Traditional CX measurement frameworks are still built around isolated attributes (food, speed, cleanliness), internal benchmarks, and lagging indicators, but today’s customer is making their decisions differently. They compare across broader competitive sets (not an individual segment), weight factors differently based on context (price, occasion, expectations), and form impressions based on the total experience rather than individual touchpoints. If measurement doesn’t reflect that reality, brands end up optimizing the wrong things.

This is where ACSI is actionable not just as a score, but as a strategic tool. When we work with restaurant brands, the goal is to help the organization understand how customers evaluate their experience relative to the alternatives they’re actually considering.

ACSI measures the experience as customers see it, connects pricing decisions to customer response, benchmarks against key competitors, and identifies what actually drives defection and loyalty. Rather than isolating individual drivers, ACSI captures how those drivers combine to shape overall satisfaction, loyalty, and perceived value. This gives brands a clearer view of whether their experience feels cohesive or fragmented.

Customers aren’t just comparing restaurants to brands in their segment, they’re comparing fast casual vs. casual dining, on-premise vs. off-premise options, and even restaurant vs. non-traditional food experiences. ACSI provides a standardized, apples-to-apples view of how restaurants perform across that broader competitive landscape.

And not every issue has equal impact. ACSI helps isolate the experience gaps most likely to push customers away and the strengths that actually differentiate a brand, which illustrates where investment will have the greatest return on satisfaction and loyalty.

A More Reliable Future

The brands that are winning right now aren’t just executing better, they’re measuring smarter. They’ve recognized that customer expectations have shifted, the definition of value has changed, and the competitive set has expanded, so they’ve aligned their measurement systems accordingly. If a brand is seeing variability in performance- or if recent gains aren’t translating into long-term loyalty- the question is:

“Are we measuring the experience in a way that reflects how our customers actually define it today?”

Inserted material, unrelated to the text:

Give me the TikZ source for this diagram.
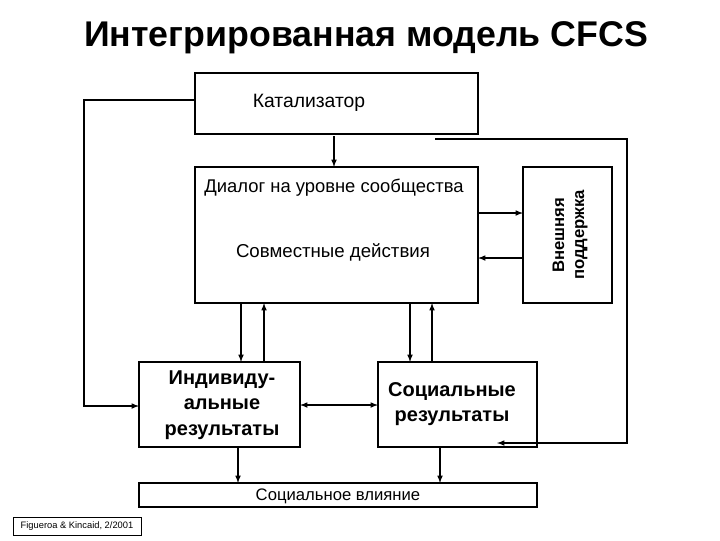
\documentclass[tikz,border=0pt]{standalone}
\usepackage{fontspec}
\setmainfont{Liberation Sans}
\begin{document}
\begin{tikzpicture}[x=0.75pt,y=-0.75pt,
 box/.style={draw,line width=1.2pt},
 ar/.style={-latex,line width=0.9pt},
 ln/.style={line width=0.9pt},
 txt/.style={font=\bfseries\fontsize{12.5}{15}\selectfont,align=center}]
\useasboundingbox (0,0) rectangle (720,540);
\node[font=\bfseries\fontsize{26.8}{30}\selectfont] (title) at (366,38) {Интегрированная модель CFCS};
\draw[box] (195,73) rectangle (478,134);
\node[font=\fontsize{14.5}{17}\selectfont] (cat) at (309,103) {Катализатор};
\coordinate (catL) at (195,100);
\coordinate (catB) at (334,136);
\coordinate (dlgT) at (334,167);
\draw[box] (195,167) rectangle (478,303);
\node[font=\fontsize{13.8}{16}\selectfont] (dlg) at (334,188) {Диалог на уровне сообщества};
\node[font=\fontsize{14}{16}\selectfont] (joint) at (333,252) {Совместные действия};
\draw[box] (523,167) rectangle (612,303);
\node[txt,rotate=90] (ext) at (570,235) {Внешняя\\поддержка};
\draw[box] (139,362) rectangle (300,447);
\node[txt,font=\bfseries\fontsize{15}{19}\selectfont] (ind) at (222,405) {Индивиду-\\альные\\результаты};
\draw[box] (378,362) rectangle (537,447);
\node[txt,font=\bfseries\fontsize{15}{19}\selectfont] (soc) at (452,404) {Социальные\\результаты};
\draw[box] (139,483) rectangle (537,507);
\node[font=\fontsize{12.5}{14}\selectfont] (inf) at (338,496) {Социальное влияние};
\draw[line width=0.5pt] (13,517) rectangle (141,535);
\node[font=\fontsize{7}{8}\selectfont] (ref) at (77,526) {Figueroa \& Kincaid, 2/2001};
% connectors
\draw[ar] (catB) -- (dlgT);
\draw[ar] (catL) -- (84,100) -- (84,406) -- (139,406);
\draw[ar] (435,139) -- (627,139) -- (627,443) -- (497,443);
\draw[ar] (478,213) -- (523,213);
\draw[ar] (523,258) -- (478,258);
\draw[ar] (241,303) -- (241,362);
\draw[ar] (264,362) -- (264,303);
\draw[ar] (410,303) -- (410,362);
\draw[ar] (432,362) -- (432,303);
\draw[latex-latex,line width=0.9pt] (300,405) -- (378,405);
\draw[ar] (238,447) -- (238,483);
\draw[ar] (440,447) -- (440,483);
\end{tikzpicture}
\end{document}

When performance feels inconsistent, the underlying issue is often not execution alone, but how success is being defined and measured. ACSI helps restaurant brands move beyond fragmented metrics to a unified view of the customer experience, grounded in real competitive context and tied directly to loyalty and value. Whether you craft chicken or perfect pizza, the ACSI can pinpoint where your customer experience falls short, where it stands apart, and where to focus to drive measurable improvement.